Паучок пустился в путь, вверх и в сторону, где перед ним лежал неширокой полосой солнечный луч, пробившийся сквозь какую-то щель в шторах. Добравшись до луча, он замер, словно на берегу светлой реки.
— Почему вам так хочется умереть?
— Я не хочу жить, — пробормотала она. — Как я могу жить? — Она отвернулась. — Есть вещи похуже неразделённой любви.
— И что же это такое?
— Любить, стыдясь своего чувства! — крикнула она и порывисто села. — Любить недостойного!
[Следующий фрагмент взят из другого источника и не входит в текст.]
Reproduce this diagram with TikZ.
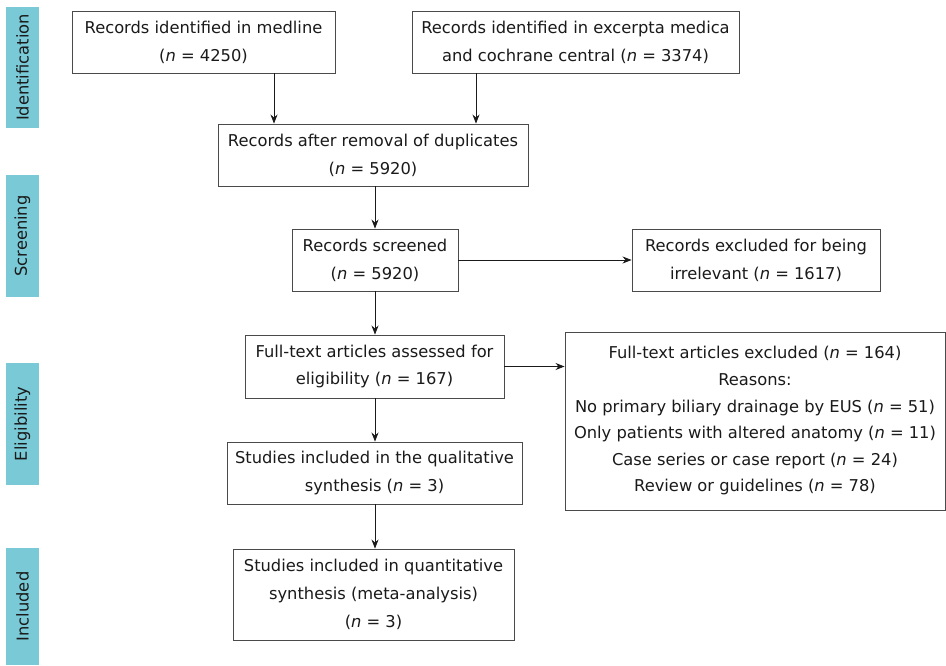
\documentclass[tikz,border=0pt]{standalone}
\usepackage{fontspec}
\setmainfont{DejaVu Sans}
\usetikzlibrary{arrows.meta}
\definecolor{sidefill}{HTML}{79C9D7}
\definecolor{boxline}{HTML}{4A4A4A}
\definecolor{txt}{HTML}{1A1A1A}
\newcommand{\nn}{\textit{n}}
\tikzset{
  flowbox/.style={draw=boxline, line width=0.9pt, fill=white, align=center, text=txt,
    inner sep=0pt, font=\fontsize{16.3}{27.8}\selectfont},
  sidebar/.style={fill=sidefill, draw=none, inner sep=0pt, text=txt},
  sidetext/.style={rotate=90, text=txt, font=\fontsize{16.3}{20}\selectfont},
  arr/.style={draw=txt, line width=0.8pt, -{Stealth[length=9pt,width=7pt]}}
}
\begin{document}
\begin{tikzpicture}[x=1pt,y=1pt]
\useasboundingbox (0,0) rectangle (946,-666);
% sidebars
\node[sidebar, minimum width=33pt, minimum height=121pt] (sid) at (22.5,-67.5) {};
\node[sidetext] (sidt) at (sid.center) {Identification};
\node[sidebar, minimum width=33pt, minimum height=122pt] (ssc) at (22.5,-236) {};
\node[sidetext] (ssct) at (ssc.center) {Screening};
\node[sidebar, minimum width=33pt, minimum height=122pt] (sel) at (22.5,-424) {};
\node[sidetext] (selt) at (sel.center) {Eligibility};
\node[sidebar, minimum width=33pt, minimum height=117pt] (sin) at (22.5,-606.5) {};
\node[sidetext] (sint) at (sin.center) {Included};
% boxes
\node[flowbox, minimum width=263pt, minimum height=62pt] (med) at (203.5,-42)
  {Records identified in medline\\(\nn\ = 4250)};
\node[flowbox, minimum width=327pt, minimum height=62pt] (exc) at (575.5,-42)
  {Records identified in excerpta medica\\and cochrane central (\nn\ = 3374)};
\node[flowbox, minimum width=310pt, minimum height=62pt] (dup) at (373,-155)
  {Records after removal of duplicates\\(\nn\ = 5920)};
\node[flowbox, minimum width=166pt, minimum height=62pt] (scr) at (375,-260)
  {Records screened\\(\nn\ = 5920)};
\node[flowbox, minimum width=248pt, minimum height=62pt] (irr) at (756,-260)
  {Records excluded for being\\irrelevant (\nn\ = 1617)};
\node[flowbox, minimum width=259pt, minimum height=63pt] (ful) at (374.5,-366.5)
  {Full-text articles assessed for\\eligibility (\nn\ = 167)};
\node[flowbox, minimum width=380pt, minimum height=178pt, font=\fontsize{16.3}{26.6}\selectfont] (exl) at (755,-421)
  {Full-text articles excluded (\nn\ = 164)\\Reasons:\\No primary biliary drainage by EUS (\nn\ = 51)\\Only patients with altered anatomy (\nn\ = 11)\\Case series or case report (\nn\ = 24)\\Review or guidelines (\nn\ = 78)};
\node[flowbox, minimum width=295pt, minimum height=62pt] (qua) at (374.5,-473)
  {Studies included in the qualitative\\synthesis (\nn\ = 3)};
\node[flowbox, minimum width=281pt, minimum height=91pt] (qnt) at (373.5,-594.5)
  {Studies included in quantitative\\synthesis (meta-analysis)\\(\nn\ = 3)};
% arrows
\coordinate (xm) at (274,0);
\coordinate (xe) at (476,0);
\draw[arr] (med.south -| xm) -- (dup.north -| xm);
\draw[arr] (exc.south -| xe) -- (dup.north -| xe);
\draw[arr] (dup.south -| scr.north) -- (scr.north);
\draw[arr] (scr.east) -- (irr.west |- scr.east);
\draw[arr] (scr.south) -- (ful.north -| scr.south);
\draw[arr] (ful.east) -- (exl.west |- ful.east);
\draw[arr] (ful.south -| scr.south) -- (qua.north -| scr.south);
\draw[arr] (qua.south -| scr.south) -- (qnt.north -| scr.south);
\end{tikzpicture}
\end{document}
Некоторые женщины, разозлившись, становятся очень красивыми. И даже теперь, сквозь болезнь, сквозь корку мгновенно проступившего на лице возраста, её воодушевлённая мрачная красота разгорелась огнём. Я смотрел на огромные сверкающие глаза, длинные ресницы. Надменные ноздри длинного носа и злой рот были опалены лихорадкой. Я вспомнил другие безупречные, рассчитанные на эффект лица, и тяжелой стеной они встали между живым лицом и моим взглядом. Тогда живое лицо погасло.
Вспышка не прошла ей даром; она закашлялась, потом зажмурилась и замерла, забившись в глубь одеял.